The First Freedom Ride: Rustin on the Journey of Reconciliation

Description
In this 1985 audio recording, Bayard Rustin provides a technical post-mortem of his leadership during the 1947 Journey of Reconciliation. He details the strategic formation of a sixteen-member interracial team dispatched into the Upper South to test the enforcement of the Irene Morgan decision. Rustin moves beyond the emotional narrative of protest to describe the mission as a professional test of the legal foundations of racism. He recounts the specific tactical necessity of his subsequent arrest and thirty-day sentence on a North Carolina chain gang, framing it as a calculated method for producing the legal standing required for federal intervention.

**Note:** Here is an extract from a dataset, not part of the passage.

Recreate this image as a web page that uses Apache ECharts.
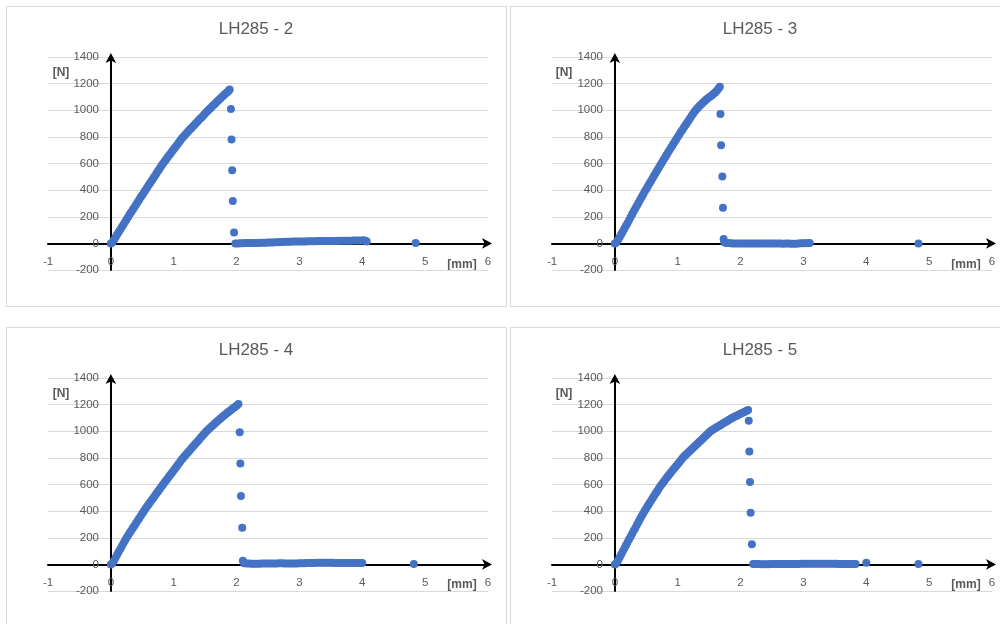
<!DOCTYPE html>
<html>
<head>
<meta charset="utf-8">
<script src="https://cdn.jsdelivr.net/npm/echarts@6/dist/echarts.min.js"></script>
<style>
html,body{margin:0;padding:0;background:#fff;}
#c{width:1000px;height:624px;}
</style>
</head>
<body>
<div id="c"></div>
<script>
// ---- data (displacement [mm], force [N]) ----
var titles = ['LH285 - 2', 'LH285 - 3', 'LH285 - 4', 'LH285 - 5'];
var xTicks = { min: -1, max: 6, interval: 1 };
var yTicks = { min: -200, max: 1400, interval: 200 };

var lh285_2 = [
  [0,0],[0.025,8],[0.05,25],[0.075,46],[0.1,66],[0.125,85],[0.15,104],[0.175,123],[0.2,142],[0.225,161],
  [0.25,180],[0.275,199],[0.3,218],[0.325,236],[0.35,254],[0.375,272],[0.4,290],[0.425,309],[0.45,327],[0.475,346],
  [0.5,364],[0.525,382],[0.55,400],[0.575,418],[0.6,436],[0.625,453],[0.65,471],[0.675,489],[0.7,507],[0.725,525],
  [0.75,543],[0.775,561],[0.8,579],[0.825,596],[0.85,613],[0.875,629],[0.9,645],[0.925,661],[0.95,676],[0.975,692],
  [1.0,707],[1.025,723],[1.05,738],[1.075,754],[1.1,769],[1.125,785],[1.15,800],[1.175,813],[1.2,826],[1.225,838],
  [1.25,851],[1.275,863],[1.3,876],[1.325,888],[1.35,901],[1.375,913],[1.4,926],[1.425,938],[1.45,950],[1.475,963],
  [1.5,975],[1.525,988],[1.55,1000],[1.575,1012],[1.6,1023],[1.625,1035],[1.65,1046],[1.675,1058],[1.7,1069],[1.725,1081],
  [1.75,1092],[1.775,1103],[1.8,1114],[1.825,1125],[1.85,1136],[1.875,1147],[1.89,1155],
  [1.91,1010],[1.92,780],[1.93,550],[1.94,318],[1.96,82],
  [1.98,0],[2.02,0],[2.06,1],[2.1,1],[2.14,2],[2.18,2],[2.22,2],[2.26,2],[2.3,3],[2.34,3],
  [2.38,4],[2.42,4],[2.46,5],[2.5,6],[2.54,6],[2.58,7],[2.62,8],[2.66,9],[2.7,10],[2.74,11],
  [2.78,12],[2.82,13],[2.86,13],[2.9,14],[2.94,14],[2.98,15],[3.02,15],[3.06,15],[3.1,15],[3.14,16],
  [3.18,16],[3.22,16],[3.26,16],[3.3,17],[3.34,17],[3.38,17],[3.42,17],[3.46,18],[3.5,18],[3.54,18],
  [3.58,18],[3.62,19],[3.66,19],[3.7,19],[3.74,19],[3.78,20],[3.82,20],[3.86,21],[3.9,21],[3.94,22],
  [3.98,22],[4.02,23],[4.05,20],[4.07,15],
  [4.85,3]
];
var lh285_3 = [
  [0,0],[0.025,8],[0.05,26],[0.075,46],[0.1,67],[0.125,88],[0.15,109],[0.175,131],[0.2,152],[0.225,174],
  [0.25,197],[0.275,219],[0.3,241],[0.325,262],[0.35,283],[0.375,304],[0.4,326],[0.425,347],[0.45,368],[0.475,389],
  [0.5,409],[0.525,429],[0.55,449],[0.575,469],[0.6,489],[0.625,509],[0.65,529],[0.675,549],[0.7,569],[0.725,589],
  [0.75,608],[0.775,628],[0.8,647],[0.825,666],[0.85,686],[0.875,705],[0.9,724],[0.925,743],[0.95,762],[0.975,781],
  [1.0,800],[1.025,818],[1.05,836],[1.075,854],[1.1,872],[1.125,890],[1.15,907],[1.175,925],[1.2,942],[1.225,960],
  [1.25,977],[1.275,994],[1.3,1008],[1.325,1021],[1.35,1033],[1.375,1045],[1.4,1057],[1.425,1068],[1.45,1078],[1.475,1088],
  [1.5,1097],[1.525,1105],[1.55,1115],[1.575,1125],[1.6,1135],[1.625,1148],[1.65,1163],[1.67,1177],
  [1.68,972],[1.69,737],[1.71,502],[1.72,268],[1.73,32],
  [1.74,8],[1.77,3],[1.8,2],[1.84,1],[1.88,0],[1.92,0],[1.96,0],[2.0,-1],[2.04,-1],[2.08,-1],
  [2.12,-1],[2.16,-1],[2.2,-1],[2.24,-1],[2.28,-1],[2.32,-1],[2.36,-1],[2.4,-1],[2.44,-1],[2.48,0],
  [2.52,0],[2.56,0],[2.6,-1],[2.64,-1],[2.68,-2],[2.72,-1],[2.76,0],[2.8,-2],[2.84,-3],[2.88,-2],
  [2.92,0],[2.96,1],[3.0,1],[3.04,1],[3.08,2],[3.1,2],
  [4.83,0]
];
var lh285_4 = [
  [0,0],[0.025,8],[0.05,28],[0.075,50],[0.1,72],[0.125,94],[0.15,115],[0.175,137],[0.2,158],[0.225,179],
  [0.25,200],[0.275,219],[0.3,237],[0.325,255],[0.35,273],[0.375,291],[0.4,309],[0.425,327],[0.45,345],[0.475,364],
  [0.5,382],[0.525,400],[0.55,417],[0.575,434],[0.6,450],[0.625,467],[0.65,483],[0.675,499],[0.7,515],[0.725,532],
  [0.75,548],[0.775,565],[0.8,581],[0.825,597],[0.85,613],[0.875,629],[0.9,644],[0.925,660],[0.95,675],[0.975,691],
  [1.0,706],[1.025,722],[1.05,738],[1.075,754],[1.1,769],[1.125,785],[1.15,800],[1.175,814],[1.2,827],[1.225,841],
  [1.25,854],[1.275,868],[1.3,881],[1.325,895],[1.35,908],[1.375,922],[1.4,935],[1.425,949],[1.45,962],[1.475,976],
  [1.5,989],[1.525,1001],[1.55,1013],[1.575,1024],[1.6,1035],[1.625,1046],[1.65,1056],[1.675,1067],[1.7,1077],[1.725,1088],
  [1.75,1098],[1.775,1108],[1.8,1118],[1.825,1128],[1.85,1137],[1.875,1147],[1.9,1156],[1.925,1165],[1.95,1174],[1.975,1183],
  [2.0,1192],[2.03,1205],
  [2.05,992],[2.06,757],[2.07,514],[2.09,275],[2.1,28],
  [2.12,8],[2.16,7],[2.2,6],[2.24,5],[2.28,5],[2.32,5],[2.36,5],[2.4,6],[2.44,6],[2.48,6],
  [2.52,6],[2.56,7],[2.6,7],[2.64,7],[2.68,8],[2.72,8],[2.76,7],[2.8,7],[2.84,6],[2.88,6],
  [2.92,6],[2.96,7],[3.0,8],[3.04,9],[3.08,9],[3.12,10],[3.16,10],[3.2,11],[3.24,11],[3.28,12],
  [3.32,12],[3.36,12],[3.4,12],[3.44,12],[3.48,12],[3.52,12],[3.56,11],[3.6,11],[3.64,11],[3.68,11],
  [3.72,11],[3.76,11],[3.8,11],[3.84,11],[3.88,11],[3.92,11],[3.96,10],[4.0,10],
  [4.82,3]
];
var lh285_5 = [
  [0,0],[0.025,8],[0.05,30],[0.075,52],[0.1,75],[0.125,97],[0.15,120],[0.175,142],[0.2,164],[0.225,186],
  [0.25,208],[0.275,230],[0.3,252],[0.325,274],[0.35,296],[0.375,318],[0.4,340],[0.425,361],[0.45,382],[0.475,402],
  [0.5,422],[0.525,441],[0.55,460],[0.575,478],[0.6,497],[0.625,515],[0.65,534],[0.675,552],[0.7,570],[0.725,588],
  [0.75,604],[0.775,619],[0.8,636],[0.825,651],[0.85,665],[0.875,680],[0.9,695],[0.925,710],[0.95,724],[0.975,739],
  [1.0,753],[1.025,768],[1.05,782],[1.075,797],[1.1,810],[1.125,821],[1.15,833],[1.175,844],[1.2,855],[1.225,867],
  [1.25,878],[1.275,889],[1.3,901],[1.325,912],[1.35,923],[1.375,935],[1.4,946],[1.425,957],[1.45,968],[1.475,980],
  [1.5,991],[1.525,1001],[1.55,1009],[1.575,1016],[1.6,1024],[1.625,1031],[1.65,1038],[1.675,1045],[1.7,1052],[1.725,1060],
  [1.75,1067],[1.775,1074],[1.8,1081],[1.825,1088],[1.85,1095],[1.875,1102],[1.9,1108],[1.925,1114],[1.95,1119],[1.975,1125],
  [2.0,1131],[2.025,1137],[2.05,1142],[2.075,1148],[2.1,1154],[2.12,1160],
  [2.13,1078],[2.14,848],[2.15,618],[2.16,388],[2.18,152],
  [2.2,2],[2.24,2],[2.28,2],[2.32,1],[2.36,1],[2.4,1],[2.44,1],[2.48,2],[2.52,2],[2.56,2],
  [2.6,2],[2.64,2],[2.68,3],[2.72,3],[2.76,3],[2.8,3],[2.84,3],[2.88,3],[2.92,3],[2.96,4],
  [3.0,4],[3.04,4],[3.08,4],[3.12,4],[3.16,4],[3.2,4],[3.24,4],[3.28,4],[3.32,4],[3.36,4],
  [3.4,4],[3.44,4],[3.48,4],[3.52,4],[3.56,3],[3.6,3],[3.64,3],[3.68,3],[3.72,3],[3.76,3],
  [3.8,2],[3.83,2],
  [4.0,12],[4.83,3]
];
var seriesData = [lh285_2, lh285_3, lh285_4, lh285_5];

// ---- layout ----
var panels = [
  { bx: 6,   by: 6,   gl: 48,  gt: 57,  title: [256, 29],  n: [61, 73],   mm: [462, 265] },
  { bx: 510, by: 6,   gl: 552, gt: 57,  title: [760, 29],  n: [564, 73],  mm: [966, 265] },
  { bx: 6,   by: 327, gl: 48,  gt: 378, title: [256, 350], n: [61, 394],  mm: [462, 585] },
  { bx: 510, by: 327, gl: 552, gt: 378, title: [760, 350], n: [564, 394], mm: [966, 585] }
];
var textColor = '#595959';
var font = 'Liberation Sans, Arial, sans-serif';
function plain(v) { return String(v); }

var grids = [], xAxes = [], yAxes = [], series = [], graphics = [];
panels.forEach(function (p, i) {
  graphics.push({ type: 'rect', z: -10, shape: { x: p.bx + 0.5, y: p.by + 0.5, width: 500, height: 300 },
    style: { fill: '#fff', stroke: '#d9d9d9', lineWidth: 1 } });
  graphics.push({ type: 'text', x: p.title[0], y: p.title[1],
    style: { text: titles[i], fill: textColor, font: '17px ' + font, textAlign: 'center', textVerticalAlign: 'middle' } });
  graphics.push({ type: 'text', x: p.n[0], y: p.n[1],
    style: { text: '[N]', fill: textColor, font: 'bold 12px ' + font, textAlign: 'center', textVerticalAlign: 'middle' } });
  graphics.push({ type: 'text', x: p.mm[0], y: p.mm[1],
    style: { text: '[mm]', fill: textColor, font: 'bold 12px ' + font, textAlign: 'center', textVerticalAlign: 'middle' } });

  grids.push({ left: p.gl, top: p.gt, width: 440, height: 213, containLabel: false });
  xAxes.push({
    type: 'value', gridIndex: i, min: xTicks.min, max: xTicks.max, interval: xTicks.interval,
    axisLine: { show: true, onZero: true, symbol: ['none', 'arrow'], symbolSize: [8, 10], symbolOffset: [0, 4],
      lineStyle: { color: '#000', width: 2 } },
    axisTick: { show: false },
    axisLabel: { color: textColor, fontSize: 11.5, fontFamily: font, margin: -14, formatter: plain },
    splitLine: { show: false }
  });
  yAxes.push({
    type: 'value', gridIndex: i, min: yTicks.min, max: yTicks.max, interval: yTicks.interval,
    axisLine: { show: true, onZero: true, symbol: ['none', 'arrow'], symbolSize: [8, 10], symbolOffset: [0, 4],
      lineStyle: { color: '#000', width: 2 } },
    axisTick: { show: false },
    axisLabel: { color: textColor, fontSize: 11.5, fontFamily: font, margin: -51, formatter: plain },
    splitLine: { show: true, lineStyle: { color: '#d9d9d9', width: 1 } }
  });
  series.push({
    type: 'scatter', xAxisIndex: i, yAxisIndex: i, data: seriesData[i], symbolSize: 8,
    itemStyle: { color: '#4472C4', opacity: 1 }, z: 3, animation: false
  });
});

var chart = echarts.init(document.getElementById('c'), null, { renderer: 'canvas' });
chart.setOption({
  backgroundColor: '#fff',
  animation: false,
  graphic: graphics,
  grid: grids,
  xAxis: xAxes,
  yAxis: yAxes,
  series: series
});
</script>
</body>
</html>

Rustin characterizes this period as the functional blueprint for the mass mobilizations that followed a decade later. He reflects on the organizational brilliance required to coordinate interracial pairs across hostile territories, proving that nonviolent resistance was a viable political weapon long before it became the standard of the modern revolution. By documenting the specific instances of violence and administrative resistance encountered, Rustin and his colleagues provided the empirical evidence required by the NAACP to challenge the validity of Jim Crow, shifting the movement’s trajectory from moral appeals toward a sophisticated utility of politics.

The recording highlights Rustin’s role as the movement’s primary architect, emphasizing that the stamina required for a thirty-day road gang sentence was a form of political labor. He argues that the success of the Journey was found in its ability to force the Southern penal system to reveal its inherent barbarism to a national audience. This retrospective serves as Rustin’s definitive statement on the long game of social change, asserting that the reconstruction of national law is always preceded by disciplined, high-risk grassroots strategy.

Historical Context
The 1947 Journey was a direct response to the enduring disappointment of the federal government’s failure to enforce Supreme Court rulings in the South. Rustin’s commitment to coalition politics was established here, as he brokered a triple alliance between the Congress of Racial Equality (CORE), the Fellowship of Reconciliation (FOR), and local labor activists. This early effort was revolutionary in its rejection of respectability politics, opting instead for a naked confrontation with the legal and physical machinery of segregation.

This document captures the professionalization of the movement, marking the moment when Rustin refined the tactics of disciplined non-cooperation that he would later scale for the 1963 March on Washington. By centering this narrative in 1985, Rustin reinforces the idea that the nature of politics is rooted in early, persistent resistance that eventually forces the state to reconstruct its laws. It serves as a vital link between the radical pacifism of the 1940s and the institutional victories of the 1960s, documenting the endurance required to move from protest to politics.